*Supplied records*
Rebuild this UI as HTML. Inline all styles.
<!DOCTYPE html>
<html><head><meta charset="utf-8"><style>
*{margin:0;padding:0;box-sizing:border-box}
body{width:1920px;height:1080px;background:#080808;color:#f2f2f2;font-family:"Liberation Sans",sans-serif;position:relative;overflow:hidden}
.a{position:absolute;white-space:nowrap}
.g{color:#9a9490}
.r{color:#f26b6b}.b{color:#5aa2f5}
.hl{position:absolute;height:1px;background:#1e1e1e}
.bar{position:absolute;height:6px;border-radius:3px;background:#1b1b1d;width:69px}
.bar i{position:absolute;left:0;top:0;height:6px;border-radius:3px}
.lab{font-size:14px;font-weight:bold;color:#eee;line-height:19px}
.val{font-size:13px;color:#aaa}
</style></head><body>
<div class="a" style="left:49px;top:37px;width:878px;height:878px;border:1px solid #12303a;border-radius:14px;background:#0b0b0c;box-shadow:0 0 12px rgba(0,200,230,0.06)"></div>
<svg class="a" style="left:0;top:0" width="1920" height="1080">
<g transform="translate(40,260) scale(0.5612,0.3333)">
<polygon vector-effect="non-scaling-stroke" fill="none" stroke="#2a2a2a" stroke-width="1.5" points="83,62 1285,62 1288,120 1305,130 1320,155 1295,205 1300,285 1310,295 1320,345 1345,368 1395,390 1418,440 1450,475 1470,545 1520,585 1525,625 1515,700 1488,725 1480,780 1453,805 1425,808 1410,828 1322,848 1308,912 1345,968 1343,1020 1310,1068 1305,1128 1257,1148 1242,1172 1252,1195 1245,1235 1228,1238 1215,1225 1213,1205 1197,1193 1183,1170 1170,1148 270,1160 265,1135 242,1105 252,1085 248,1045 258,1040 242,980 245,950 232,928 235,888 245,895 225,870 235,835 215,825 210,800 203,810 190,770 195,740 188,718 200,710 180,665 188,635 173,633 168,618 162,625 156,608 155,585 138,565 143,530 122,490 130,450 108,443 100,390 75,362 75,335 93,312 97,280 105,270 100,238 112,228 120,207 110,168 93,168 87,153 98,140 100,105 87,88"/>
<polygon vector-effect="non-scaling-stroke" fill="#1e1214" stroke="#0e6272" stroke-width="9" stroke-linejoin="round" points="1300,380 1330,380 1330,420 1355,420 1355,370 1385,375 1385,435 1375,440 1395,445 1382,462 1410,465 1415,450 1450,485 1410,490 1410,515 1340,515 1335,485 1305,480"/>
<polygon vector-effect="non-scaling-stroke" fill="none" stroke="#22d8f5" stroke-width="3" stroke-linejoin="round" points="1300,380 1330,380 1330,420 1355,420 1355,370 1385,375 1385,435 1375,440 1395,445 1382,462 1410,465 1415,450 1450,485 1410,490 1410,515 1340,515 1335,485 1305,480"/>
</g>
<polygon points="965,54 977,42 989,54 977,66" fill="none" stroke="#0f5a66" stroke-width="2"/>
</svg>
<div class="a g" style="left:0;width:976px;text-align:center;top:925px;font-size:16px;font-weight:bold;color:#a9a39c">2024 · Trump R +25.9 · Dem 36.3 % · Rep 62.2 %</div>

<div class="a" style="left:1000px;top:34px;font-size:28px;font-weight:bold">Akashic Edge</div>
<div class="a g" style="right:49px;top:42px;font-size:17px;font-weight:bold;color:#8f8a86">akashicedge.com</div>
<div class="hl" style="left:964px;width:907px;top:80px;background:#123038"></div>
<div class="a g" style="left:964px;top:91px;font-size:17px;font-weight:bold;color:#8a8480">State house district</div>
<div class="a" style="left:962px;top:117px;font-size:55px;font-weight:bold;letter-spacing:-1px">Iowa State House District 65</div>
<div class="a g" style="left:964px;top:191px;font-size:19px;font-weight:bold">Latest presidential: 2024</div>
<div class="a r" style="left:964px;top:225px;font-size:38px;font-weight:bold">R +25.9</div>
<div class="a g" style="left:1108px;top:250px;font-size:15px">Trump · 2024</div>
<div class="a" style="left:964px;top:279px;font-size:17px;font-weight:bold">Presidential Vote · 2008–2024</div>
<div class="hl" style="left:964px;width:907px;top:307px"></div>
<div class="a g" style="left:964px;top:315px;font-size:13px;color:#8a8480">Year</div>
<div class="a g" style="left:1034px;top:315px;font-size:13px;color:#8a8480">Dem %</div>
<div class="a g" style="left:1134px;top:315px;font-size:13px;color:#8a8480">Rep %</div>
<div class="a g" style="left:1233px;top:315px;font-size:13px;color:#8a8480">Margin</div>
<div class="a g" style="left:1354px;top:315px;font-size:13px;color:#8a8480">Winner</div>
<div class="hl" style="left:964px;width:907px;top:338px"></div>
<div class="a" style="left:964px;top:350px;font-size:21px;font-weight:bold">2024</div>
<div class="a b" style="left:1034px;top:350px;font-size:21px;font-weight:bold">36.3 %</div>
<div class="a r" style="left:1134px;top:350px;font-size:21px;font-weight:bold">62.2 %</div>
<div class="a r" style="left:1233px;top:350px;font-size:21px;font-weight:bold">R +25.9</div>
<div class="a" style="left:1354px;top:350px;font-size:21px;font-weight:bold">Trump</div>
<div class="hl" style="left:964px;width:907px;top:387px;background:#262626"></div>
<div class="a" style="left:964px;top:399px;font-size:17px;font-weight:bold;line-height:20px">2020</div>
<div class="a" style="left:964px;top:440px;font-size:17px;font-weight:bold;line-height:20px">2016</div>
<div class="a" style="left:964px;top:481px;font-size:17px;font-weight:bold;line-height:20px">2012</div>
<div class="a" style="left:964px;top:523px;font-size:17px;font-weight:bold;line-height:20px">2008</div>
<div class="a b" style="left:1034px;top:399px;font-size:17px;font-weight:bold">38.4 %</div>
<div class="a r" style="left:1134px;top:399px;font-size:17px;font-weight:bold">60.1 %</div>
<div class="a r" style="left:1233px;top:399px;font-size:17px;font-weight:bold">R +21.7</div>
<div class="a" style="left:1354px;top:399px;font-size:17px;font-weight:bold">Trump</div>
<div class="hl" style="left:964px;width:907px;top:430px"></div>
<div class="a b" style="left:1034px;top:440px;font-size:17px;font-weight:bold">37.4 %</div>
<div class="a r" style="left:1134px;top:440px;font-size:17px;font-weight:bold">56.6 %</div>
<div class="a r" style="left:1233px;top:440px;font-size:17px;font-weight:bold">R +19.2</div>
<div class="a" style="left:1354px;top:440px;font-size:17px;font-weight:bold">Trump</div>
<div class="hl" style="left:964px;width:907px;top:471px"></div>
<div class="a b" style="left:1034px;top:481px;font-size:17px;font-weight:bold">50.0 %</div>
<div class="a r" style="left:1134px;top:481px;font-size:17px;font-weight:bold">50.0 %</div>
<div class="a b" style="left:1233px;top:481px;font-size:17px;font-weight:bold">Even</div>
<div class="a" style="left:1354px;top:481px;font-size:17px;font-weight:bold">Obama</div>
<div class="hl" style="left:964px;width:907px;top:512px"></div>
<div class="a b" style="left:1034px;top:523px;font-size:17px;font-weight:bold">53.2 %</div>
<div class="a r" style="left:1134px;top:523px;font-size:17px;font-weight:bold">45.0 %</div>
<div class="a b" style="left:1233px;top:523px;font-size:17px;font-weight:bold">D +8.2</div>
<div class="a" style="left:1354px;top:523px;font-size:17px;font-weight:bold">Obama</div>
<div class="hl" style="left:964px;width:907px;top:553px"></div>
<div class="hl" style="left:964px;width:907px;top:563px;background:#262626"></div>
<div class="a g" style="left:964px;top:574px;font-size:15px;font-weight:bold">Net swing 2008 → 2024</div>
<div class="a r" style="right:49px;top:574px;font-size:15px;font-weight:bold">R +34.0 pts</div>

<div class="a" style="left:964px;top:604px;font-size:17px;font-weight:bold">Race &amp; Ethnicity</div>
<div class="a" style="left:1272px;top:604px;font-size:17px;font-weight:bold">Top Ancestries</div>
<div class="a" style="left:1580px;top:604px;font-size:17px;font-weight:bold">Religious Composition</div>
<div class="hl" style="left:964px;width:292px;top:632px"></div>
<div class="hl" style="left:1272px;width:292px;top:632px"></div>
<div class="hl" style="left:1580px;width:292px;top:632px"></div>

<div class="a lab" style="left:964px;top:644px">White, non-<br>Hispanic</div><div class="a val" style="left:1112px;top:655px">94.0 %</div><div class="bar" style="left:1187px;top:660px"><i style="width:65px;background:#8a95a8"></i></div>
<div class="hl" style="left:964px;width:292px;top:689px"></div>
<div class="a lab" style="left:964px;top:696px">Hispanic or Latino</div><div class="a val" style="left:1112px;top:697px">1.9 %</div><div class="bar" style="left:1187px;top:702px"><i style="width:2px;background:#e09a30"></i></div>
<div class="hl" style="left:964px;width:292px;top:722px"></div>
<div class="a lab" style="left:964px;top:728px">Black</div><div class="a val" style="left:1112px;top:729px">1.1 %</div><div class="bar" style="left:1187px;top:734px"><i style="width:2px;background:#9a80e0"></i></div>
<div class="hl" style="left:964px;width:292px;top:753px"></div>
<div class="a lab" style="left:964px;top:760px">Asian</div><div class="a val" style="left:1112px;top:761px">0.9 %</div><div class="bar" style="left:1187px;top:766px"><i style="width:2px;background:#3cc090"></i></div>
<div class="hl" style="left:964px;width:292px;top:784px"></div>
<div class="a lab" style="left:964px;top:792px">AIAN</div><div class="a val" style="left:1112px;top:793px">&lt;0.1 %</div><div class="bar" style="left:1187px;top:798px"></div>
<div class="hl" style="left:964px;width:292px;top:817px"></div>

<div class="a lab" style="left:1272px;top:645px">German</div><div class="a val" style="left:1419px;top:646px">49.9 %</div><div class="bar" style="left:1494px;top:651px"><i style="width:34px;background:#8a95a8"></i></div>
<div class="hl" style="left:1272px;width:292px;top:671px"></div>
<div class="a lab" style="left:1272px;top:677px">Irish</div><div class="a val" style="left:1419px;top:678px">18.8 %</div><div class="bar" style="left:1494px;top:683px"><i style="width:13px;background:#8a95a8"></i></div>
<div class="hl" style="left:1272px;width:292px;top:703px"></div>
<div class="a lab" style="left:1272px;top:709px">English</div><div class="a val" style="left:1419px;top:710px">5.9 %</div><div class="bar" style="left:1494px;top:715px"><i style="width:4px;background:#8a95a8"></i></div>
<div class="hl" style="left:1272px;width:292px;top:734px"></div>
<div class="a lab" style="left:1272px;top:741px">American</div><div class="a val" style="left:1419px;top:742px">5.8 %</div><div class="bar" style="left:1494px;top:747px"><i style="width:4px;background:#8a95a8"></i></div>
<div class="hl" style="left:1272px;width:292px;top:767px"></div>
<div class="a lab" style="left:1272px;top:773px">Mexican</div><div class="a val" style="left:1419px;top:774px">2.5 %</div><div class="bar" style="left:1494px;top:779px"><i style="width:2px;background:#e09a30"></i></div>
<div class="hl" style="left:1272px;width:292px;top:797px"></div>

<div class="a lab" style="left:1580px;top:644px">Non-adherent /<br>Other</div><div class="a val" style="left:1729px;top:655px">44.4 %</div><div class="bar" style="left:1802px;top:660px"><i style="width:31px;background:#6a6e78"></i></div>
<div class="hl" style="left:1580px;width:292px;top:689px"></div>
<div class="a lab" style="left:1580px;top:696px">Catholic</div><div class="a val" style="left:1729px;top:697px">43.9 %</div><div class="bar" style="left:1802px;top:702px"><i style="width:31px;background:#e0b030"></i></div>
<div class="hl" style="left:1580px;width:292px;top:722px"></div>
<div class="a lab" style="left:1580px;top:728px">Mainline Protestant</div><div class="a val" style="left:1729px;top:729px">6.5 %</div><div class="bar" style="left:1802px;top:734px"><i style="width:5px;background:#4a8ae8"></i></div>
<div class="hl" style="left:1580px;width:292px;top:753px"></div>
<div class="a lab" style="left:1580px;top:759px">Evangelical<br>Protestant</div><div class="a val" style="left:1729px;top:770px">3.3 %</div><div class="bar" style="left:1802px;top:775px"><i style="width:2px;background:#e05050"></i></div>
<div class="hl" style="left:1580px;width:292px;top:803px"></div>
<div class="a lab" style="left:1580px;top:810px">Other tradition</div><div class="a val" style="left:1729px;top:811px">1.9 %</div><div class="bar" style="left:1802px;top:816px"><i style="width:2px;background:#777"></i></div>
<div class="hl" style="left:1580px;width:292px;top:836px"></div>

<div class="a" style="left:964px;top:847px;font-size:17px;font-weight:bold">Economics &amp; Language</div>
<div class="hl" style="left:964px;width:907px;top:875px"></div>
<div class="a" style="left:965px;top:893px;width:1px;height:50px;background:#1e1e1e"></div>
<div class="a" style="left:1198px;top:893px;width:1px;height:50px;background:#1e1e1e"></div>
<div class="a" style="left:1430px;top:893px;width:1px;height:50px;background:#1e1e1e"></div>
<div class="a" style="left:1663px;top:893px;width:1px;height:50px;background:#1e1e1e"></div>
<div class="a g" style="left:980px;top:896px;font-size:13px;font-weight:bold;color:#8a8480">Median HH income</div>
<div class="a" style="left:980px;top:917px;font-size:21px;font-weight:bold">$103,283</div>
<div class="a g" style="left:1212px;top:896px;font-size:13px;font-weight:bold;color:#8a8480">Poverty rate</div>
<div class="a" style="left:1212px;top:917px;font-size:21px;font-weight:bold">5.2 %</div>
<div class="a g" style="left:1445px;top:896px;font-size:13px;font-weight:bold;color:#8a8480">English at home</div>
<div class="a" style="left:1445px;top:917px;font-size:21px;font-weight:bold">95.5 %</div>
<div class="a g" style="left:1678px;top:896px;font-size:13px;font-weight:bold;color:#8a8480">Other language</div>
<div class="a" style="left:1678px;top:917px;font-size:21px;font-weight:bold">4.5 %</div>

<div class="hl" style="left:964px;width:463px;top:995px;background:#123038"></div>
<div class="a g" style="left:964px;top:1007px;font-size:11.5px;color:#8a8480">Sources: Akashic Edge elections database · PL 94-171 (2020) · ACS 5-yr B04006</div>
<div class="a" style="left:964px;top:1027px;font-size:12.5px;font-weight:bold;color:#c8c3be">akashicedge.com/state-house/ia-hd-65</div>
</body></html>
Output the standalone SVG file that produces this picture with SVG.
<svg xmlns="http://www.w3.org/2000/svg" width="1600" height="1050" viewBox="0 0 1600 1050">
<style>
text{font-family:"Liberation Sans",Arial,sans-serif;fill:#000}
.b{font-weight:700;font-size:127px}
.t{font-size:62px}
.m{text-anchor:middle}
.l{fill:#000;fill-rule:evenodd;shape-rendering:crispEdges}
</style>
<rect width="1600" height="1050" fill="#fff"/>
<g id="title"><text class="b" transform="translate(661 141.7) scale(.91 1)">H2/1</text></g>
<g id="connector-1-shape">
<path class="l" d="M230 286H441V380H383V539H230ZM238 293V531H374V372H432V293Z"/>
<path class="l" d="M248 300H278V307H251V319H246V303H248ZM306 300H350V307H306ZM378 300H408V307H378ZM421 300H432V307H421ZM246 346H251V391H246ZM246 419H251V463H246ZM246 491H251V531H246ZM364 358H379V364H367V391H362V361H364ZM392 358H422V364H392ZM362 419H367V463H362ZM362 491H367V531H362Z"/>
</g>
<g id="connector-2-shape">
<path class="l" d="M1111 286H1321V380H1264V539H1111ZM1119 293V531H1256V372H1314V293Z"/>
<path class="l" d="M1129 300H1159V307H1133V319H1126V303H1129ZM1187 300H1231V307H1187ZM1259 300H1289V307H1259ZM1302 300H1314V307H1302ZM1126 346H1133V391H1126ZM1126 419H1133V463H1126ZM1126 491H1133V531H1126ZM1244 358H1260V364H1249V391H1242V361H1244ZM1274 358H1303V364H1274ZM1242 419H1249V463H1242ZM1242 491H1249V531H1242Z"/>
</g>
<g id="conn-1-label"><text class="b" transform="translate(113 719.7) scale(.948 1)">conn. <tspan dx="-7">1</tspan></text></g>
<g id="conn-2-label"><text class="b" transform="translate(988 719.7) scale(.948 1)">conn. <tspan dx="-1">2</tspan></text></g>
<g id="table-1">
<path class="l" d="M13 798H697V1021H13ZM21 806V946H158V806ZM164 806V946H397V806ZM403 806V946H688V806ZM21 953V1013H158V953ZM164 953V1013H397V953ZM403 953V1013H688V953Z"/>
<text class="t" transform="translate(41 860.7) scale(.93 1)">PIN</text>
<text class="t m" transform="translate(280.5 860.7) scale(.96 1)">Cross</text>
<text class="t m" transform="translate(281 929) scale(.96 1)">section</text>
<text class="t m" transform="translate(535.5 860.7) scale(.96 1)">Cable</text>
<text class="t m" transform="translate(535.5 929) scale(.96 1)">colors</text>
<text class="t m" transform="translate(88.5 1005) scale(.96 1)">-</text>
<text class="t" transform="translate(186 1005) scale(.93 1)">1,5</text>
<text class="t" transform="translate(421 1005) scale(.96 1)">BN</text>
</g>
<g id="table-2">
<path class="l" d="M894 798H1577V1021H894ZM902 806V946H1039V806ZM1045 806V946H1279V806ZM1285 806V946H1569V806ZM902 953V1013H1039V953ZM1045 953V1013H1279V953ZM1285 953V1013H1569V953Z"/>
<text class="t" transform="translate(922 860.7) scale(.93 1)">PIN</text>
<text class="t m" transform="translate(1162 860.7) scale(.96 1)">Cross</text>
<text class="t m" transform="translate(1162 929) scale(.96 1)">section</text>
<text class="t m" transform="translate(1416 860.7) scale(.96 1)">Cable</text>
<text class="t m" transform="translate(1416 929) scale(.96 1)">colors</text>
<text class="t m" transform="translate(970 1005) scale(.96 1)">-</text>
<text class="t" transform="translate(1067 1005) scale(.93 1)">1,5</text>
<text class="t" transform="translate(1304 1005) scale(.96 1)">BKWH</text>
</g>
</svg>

*What to do*
Say how many lines above hold the word "this", giving only the count.

*The output*
2